Have you still got a decent coat and waterproofs from your expedition? Front up the chilly weather and spend a bit of time outdoors, even if it’s just a walk in a park.

Lack of daylight can contribute to the general bleakness in January, so getting as much as you can is wise. For some people, the exercise is a mood booster too.

Obviously use your common sense and don’t take risks – if it’s pouring down and blowing a gale, best to stay indoors!

Do something different

When everyone’s making resolutions, it can be tempting to decide you’re going to totally reinvent yourself, when you’re perfectly good as you are.

But January is a really good time to make a plan to do something you’ve never done before, on your own, with family or with friends.
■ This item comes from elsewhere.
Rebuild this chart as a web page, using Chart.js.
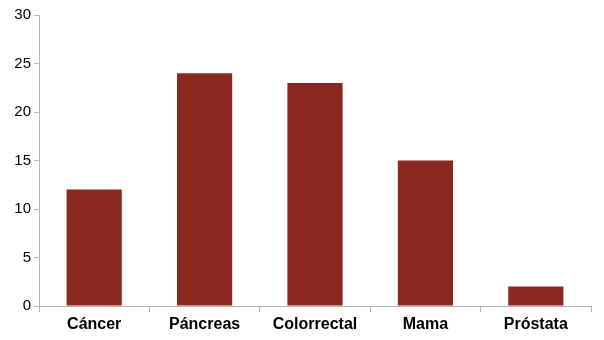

It could be travelling, doing a course or some training to take you a step closer to your dream job – or, if you’re 18-23, even having a go at your Gold DofE through DofE Direct.

Think about what you eat

For lots of us, there’s no shortage of rich food over the Christmas holidays – and feeling sad or anxious can sometimes make us more likely to turn to junk food.

Try to get lots of good food in your January diet – fruit, vegetables, fish, grains and beans.

Think through your worries – and reach out if you need to

If there are lots of things making you feel worried, sad or stressed, try to break them down one by one and think through possible solutions.

And don’t forget – you’re not alone. Talk to someone you trust about how you could help ease those feelings, whether it’s a friend, colleague, family member or your doctor.